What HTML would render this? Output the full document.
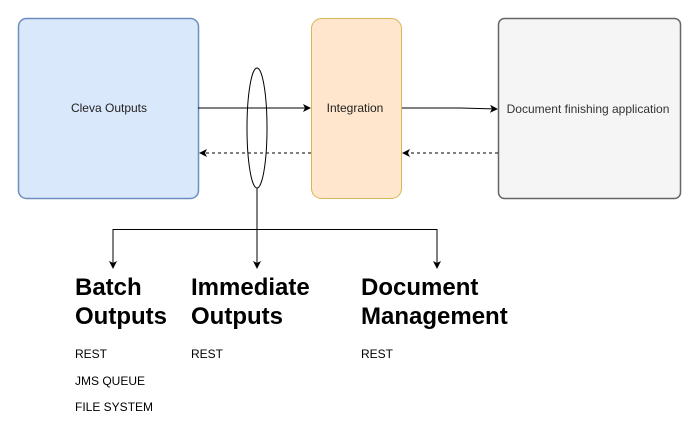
<!DOCTYPE html>
<html><head><style>
body{margin:0;width:699px;height:433px;background:#fff;position:relative;font-family:"Liberation Sans",Arial,sans-serif;overflow:hidden}
.h{position:absolute;font-weight:bold;font-size:24px;line-height:29px;color:#000}
.s{position:absolute;font-size:12px;color:#000}
</style></head><body>
<svg width="699" height="433" style="position:absolute;left:0;top:0">
<defs>
<marker id="a" markerWidth="8" markerHeight="8" refX="7" refY="4" orient="auto" markerUnits="userSpaceOnUse"><path d="M0,0 L8,4 L0,8 L2,4z" fill="#000"/></marker>
</defs>
<rect x="18.5" y="18.5" width="180" height="180" rx="8" fill="#dae8fc" stroke="#6c8ebf" stroke-width="1.5"/>
<rect x="311.5" y="18.5" width="90" height="180" rx="10" fill="#ffe6cc" stroke="#d6b656" stroke-width="1"/>
<rect x="498.5" y="18.5" width="182" height="180" rx="6" fill="#f5f5f5" stroke="#666" stroke-width="1.5"/>
<text x="109" y="112" font-size="12" text-anchor="middle" font-family="Liberation Sans,Arial,sans-serif" fill="#222">Cleva Outputs</text>
<text x="355" y="112" font-size="12" text-anchor="middle" font-family="Liberation Sans,Arial,sans-serif" fill="#222">Integration</text>
<text x="588" y="113" font-size="12" text-anchor="middle" font-family="Liberation Sans,Arial,sans-serif" fill="#333">Document finishing application</text>
<line x1="198" y1="108" x2="310" y2="108" stroke="#000" marker-end="url(#a)"/>
<path d="M402,108 L460,108 L497,109" fill="none" stroke="#000" marker-end="url(#a)"/>
<line x1="311" y1="153" x2="200" y2="153" stroke="#000" stroke-dasharray="3,3" marker-end="url(#a)"/>
<line x1="498" y1="153" x2="403" y2="153" stroke="#000" stroke-dasharray="3,3" marker-end="url(#a)"/>
<ellipse cx="257" cy="128" rx="10" ry="60" fill="none" stroke="#000"/>
<line x1="257" y1="188" x2="257" y2="268" stroke="#000" marker-end="url(#a)"/>
<polyline points="113,268 113,229.5 437,229.5 437,268" fill="none" stroke="#000"/>
<line x1="113" y1="260" x2="113" y2="268" stroke="#000" marker-end="url(#a)"/>
<line x1="437" y1="260" x2="437" y2="268" stroke="#000" marker-end="url(#a)"/>
</svg>
<div class="h" style="left:75px;top:273px">Batch<br>Outputs</div>
<div class="h" style="left:191px;top:273px">Immediate<br>Outputs</div>
<div class="h" style="left:361px;top:273px">Document<br>Management</div>
<div class="s" style="left:75px;top:347px">REST</div>
<div class="s" style="left:75px;top:374px">JMS QUEUE</div>
<div class="s" style="left:75px;top:400px">FILE SYSTEM</div>
<div class="s" style="left:191px;top:347px">REST</div>
<div class="s" style="left:361px;top:347px">REST</div>
</body></html>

-*-*-

Omit any images, then output the listing exactly.

# RESULT FOR THIS TASK:
What HTML would render this? Output the full document.
<!DOCTYPE html>
<html><head><style>
body{margin:0;width:699px;height:433px;background:#fff;position:relative;font-family:"Liberation Sans",Arial,sans-serif;overflow:hidden}
.h{position:absolute;font-weight:bold;font-size:24px;line-height:29px;color:#000}
.s{position:absolute;font-size:12px;color:#000}
</style></head><body>
<svg width="699" height="433" style="position:absolute;left:0;top:0">
<defs>
<marker id="a" markerWidth="8" markerHeight="8" refX="7" refY="4" orient="auto" markerUnits="userSpaceOnUse"><path d="M0,0 L8,4 L0,8 L2,4z" fill="#000"/></marker>
</defs>
<rect x="18.5" y="18.5" width="180" height="180" rx="8" fill="#dae8fc" stroke="#6c8ebf" stroke-width="1.5"/>
<rect x="311.5" y="18.5" width="90" height="180" rx="10" fill="#ffe6cc" stroke="#d6b656" stroke-width="1"/>
<rect x="498.5" y="18.5" width="182" height="180" rx="6" fill="#f5f5f5" stroke="#666" stroke-width="1.5"/>
<text x="109" y="112" font-size="12" text-anchor="middle" font-family="Liberation Sans,Arial,sans-serif" fill="#222">Cleva Outputs</text>
<text x="355" y="112" font-size="12" text-anchor="middle" font-family="Liberation Sans,Arial,sans-serif" fill="#222">Integration</text>
<text x="588" y="113" font-size="12" text-anchor="middle" font-family="Liberation Sans,Arial,sans-serif" fill="#333">Document finishing application</text>
<line x1="198" y1="108" x2="310" y2="108" stroke="#000" marker-end="url(#a)"/>
<path d="M402,108 L460,108 L497,109" fill="none" stroke="#000" marker-end="url(#a)"/>
<line x1="311" y1="153" x2="200" y2="153" stroke="#000" stroke-dasharray="3,3" marker-end="url(#a)"/>
<line x1="498" y1="153" x2="403" y2="153" stroke="#000" stroke-dasharray="3,3" marker-end="url(#a)"/>
<ellipse cx="257" cy="128" rx="10" ry="60" fill="none" stroke="#000"/>
<line x1="257" y1="188" x2="257" y2="268" stroke="#000" marker-end="url(#a)"/>
<polyline points="113,268 113,229.5 437,229.5 437,268" fill="none" stroke="#000"/>
<line x1="113" y1="260" x2="113" y2="268" stroke="#000" marker-end="url(#a)"/>
<line x1="437" y1="260" x2="437" y2="268" stroke="#000" marker-end="url(#a)"/>
</svg>
<div class="h" style="left:75px;top:273px">Batch<br>Outputs</div>
<div class="h" style="left:191px;top:273px">Immediate<br>Outputs</div>
<div class="h" style="left:361px;top:273px">Document<br>Management</div>
<div class="s" style="left:75px;top:347px">REST</div>
<div class="s" style="left:75px;top:374px">JMS QUEUE</div>
<div class="s" style="left:75px;top:400px">FILE SYSTEM</div>
<div class="s" style="left:191px;top:347px">REST</div>
<div class="s" style="left:361px;top:347px">REST</div>
</body></html>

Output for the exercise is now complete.